# Justin Williams



## GNG (Aug 17, 2002)

Is Justin Williams in Sacramento's longterm plans at all?

It seems like Sacramento is content in grossly overpaying all these immobile, undersized power forwards like Abdur-Rahim and Kenny Thomas instead of developing anyone. Brad Miller...now Mikki Moore...Spencer Hawes will likely get time since the team's made such an investment in him.

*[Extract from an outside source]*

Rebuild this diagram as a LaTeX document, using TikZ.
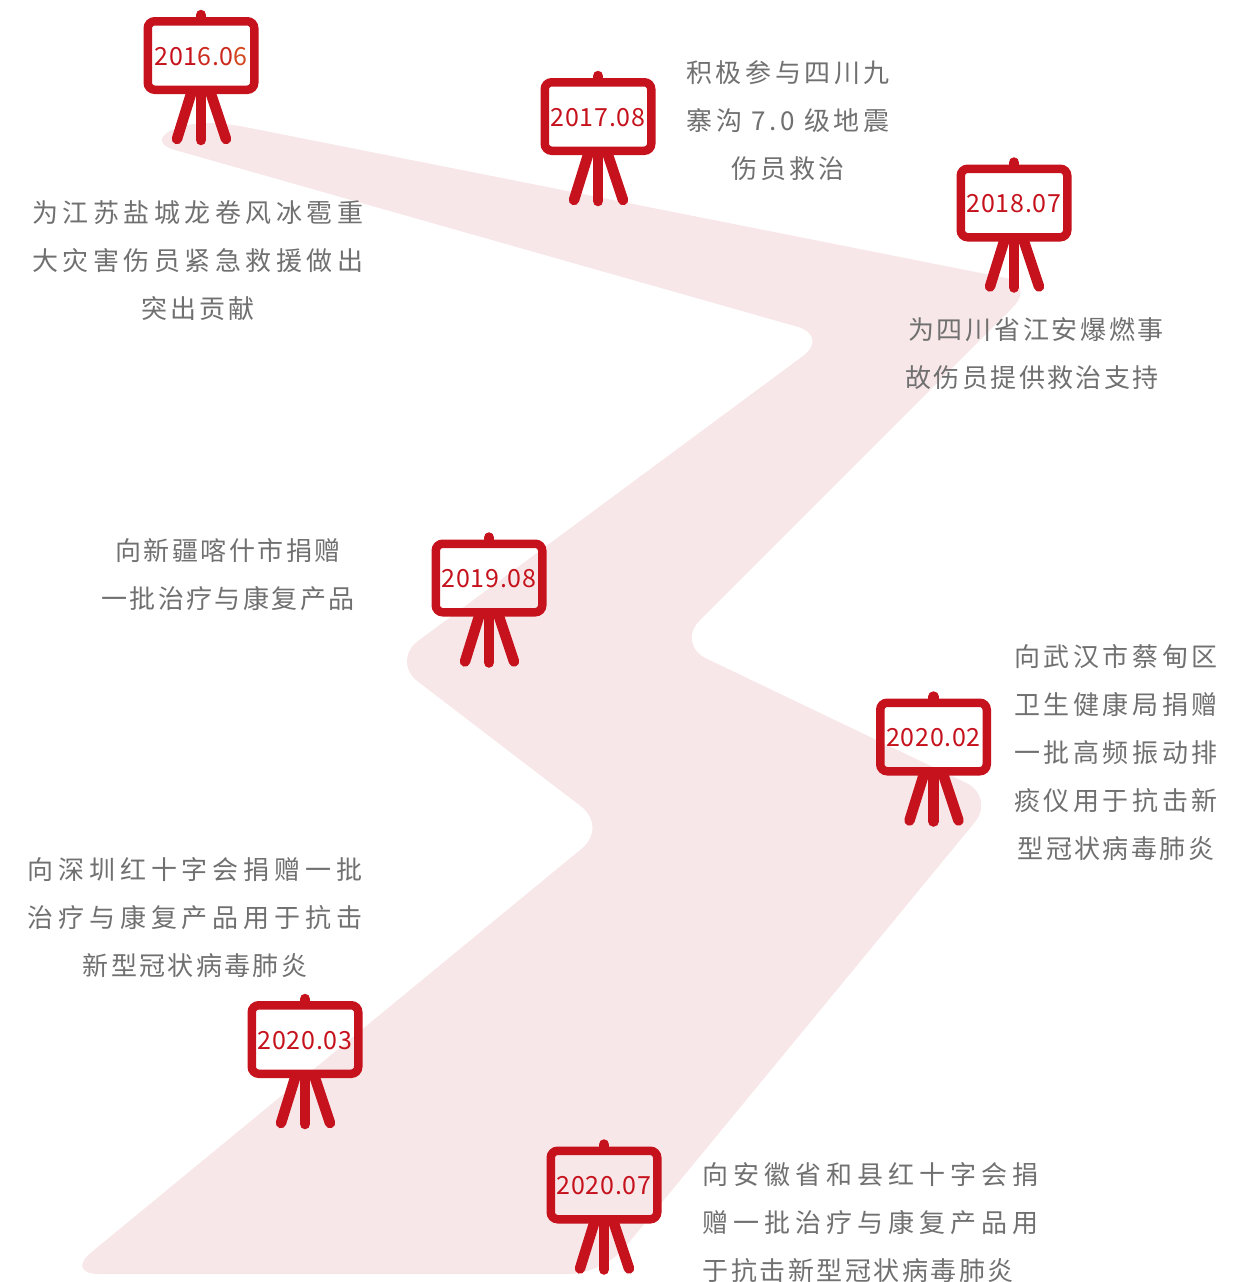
\documentclass[tikz,border=0pt]{standalone}
\usepackage{fontspec}
\setmainfont{Noto Sans CJK SC}
\newcommand{\ls}[2]{{\addfontfeature{LetterSpace=#1}#2}}
\definecolor{easelred}{HTML}{C5121C}
\definecolor{ribbonpink}{HTML}{F8E7E8}
\definecolor{bodygray}{HTML}{707070}
\definecolor{hotA}{HTML}{CC2A1E}
\definecolor{hotB}{HTML}{D2491F}
\tikzset{
  note/.style={text=bodygray,inner sep=0pt,font=\fontsize{26}{48}\selectfont},
  board/.style={draw=easelred,line width=8.5pt,rounded corners=7pt,minimum width=106.5pt,minimum height=68.5pt,inner sep=0pt,text=easelred,font=\fontsize{25}{30}\selectfont},
  leg/.style={draw=easelred,line width=10.5pt,line cap=round}
}
% #1 name, #2 x, #3 y of board centre, #4 label
\newcommand{\easel}[4]{%
  \node[board] (#1) at (#2,#3) {\rule{0pt}{19.5pt}\ls{3}{#4}};
  \coordinate (#1top) at ([yshift=2pt]#1.north);
  \coordinate (#1legl) at ([xshift=-24pt,yshift=-45pt]#1.south);
  \coordinate (#1legm) at ([yshift=-46pt]#1.south);
  \coordinate (#1legr) at ([xshift=25pt,yshift=-45pt]#1.south);
  \draw[leg] (#1.north) -- (#1top);
  \draw[leg] ([xshift=-10pt]#1.south) -- (#1legl);
  \draw[leg] (#1.south) -- (#1legm);
  \draw[leg] ([xshift=10pt]#1.south) -- (#1legr);
}
\begin{document}
\begin{tikzpicture}[x=1pt,y=-1pt]
\useasboundingbox (0,0) rectangle (1245,1282);
% ribbon
\fill[ribbonpink] (250,128) .. controls (215,121) and (190,121) .. (170,131)
  .. controls (157,138) and (160,146) .. (175,150)
  [rounded corners=34pt] -- (830,336)
  [rounded corners=34pt] -- (391,661)
  [rounded corners=34pt] -- (608,827)
  [rounded corners=34pt] -- (65,1274)
  [rounded corners=34pt] -- (603,1274)
  [rounded corners=33pt] -- (995.6,797)
  [rounded corners=34pt] -- (676,644)
  [rounded corners=32pt] -- (1036,284)
  [sharp corners] -- cycle;
% easels
\easel{e1}{201}{55.5}{\textcolor{easelred}{201}\textcolor{hotA}{6.0}\textcolor{hotB}{6}}
\easel{e2}{598}{116.5}{2017.08}
\easel{e3}{1014}{203}{2018.07}
\easel{e4}{489}{578}{2019.08}
\easel{e5}{933.5}{737}{2020.02}
\easel{e6}{305}{1039.5}{2020.03}
\easel{e7}{604}{1185}{2020.07}
% texts
\node[note,align=center] (t1) at (198,261) {\ls{17.3}{为江苏盐城龙卷风冰雹重}\\\ls{17.3}{大灾害伤员紧急救援做出}\\\ls{11.5}{突出贡献}};
\node[note,align=center] (t2) at (788,121) {\ls{14}{积极参与四川九}\\\ls{14}{寨沟 7.0 级地震}\\\ls{10.5}{伤员救治}};
\node[note,align=center] (t3) at (1034,354) {\hspace*{4pt}\ls{10.5}{为四川省江安爆燃事}\\\ls{9.5}{故伤员提供救治支持}\hspace*{4pt}};
\node[note,align=center] (t4) at (228,575) {\ls{9.5}{向新疆喀什市捐赠}\\\ls{9.5}{一批治疗与康复产品}};
\node[note,align=center] (t5) at (1116,753) {\ls{13.5}{向武汉市蔡甸区}\\\ls{13.5}{卫生健康局捐赠}\\\ls{13.5}{一批高频振动排}\\\ls{13.5}{痰仪用于抗击新}\\\ls{9}{型冠状病毒肺炎}};
\node[note,align=center] (t6) at (195,918) {\ls{19}{向深圳红十字会捐赠一批}\\\ls{19}{治疗与康复产品用于抗击}\\\ls{9}{新型冠状病毒肺炎}};
\node[note,align=left] (t7) at (870.5,1223) {\ls{19}{向安徽省和县红十字会捐}\\\ls{19}{赠一批治疗与康复产品用}\\\ls{9.5}{于抗击新型冠状病毒肺炎}};
\end{tikzpicture}
\end{document}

Yet Williams had a solid last month of the season, and now he's been one of the best rebounders in the summer league. I see him listed as 260 pounds - way, way up from his draft day weight! - and he's still a free agent.

What's his future?


----------



## Floods (Oct 25, 2005)

since we bought in Mikki Moore for obscene money, Williams is probably out of the picture now. god damn i hated mikki moore everywhere he went and now he comes to my 2nd fav team for Mark Blount money. *********


----------



## Mountain07 (Aug 8, 2007)

Thye just signed him . How will he get any PT with all your bigs ?


----------



## o.iatlhawksfan (Mar 3, 2006)

He'll probably spend alot of time, in the D- League.


----------



## different_13 (Aug 30, 2005)

Damn, I was just looking up Kenny Thomas' stats on nba.com, and Williams looks like an excellent rebounder. 4.4 in 12 minutes or so, pretty even split between offensive/defensive boards..

I can see him on the squad in the days that SAR, Artest, Bibby etc are gone, albeit in a backup role. Every team needs a dedicated rebounder.


----------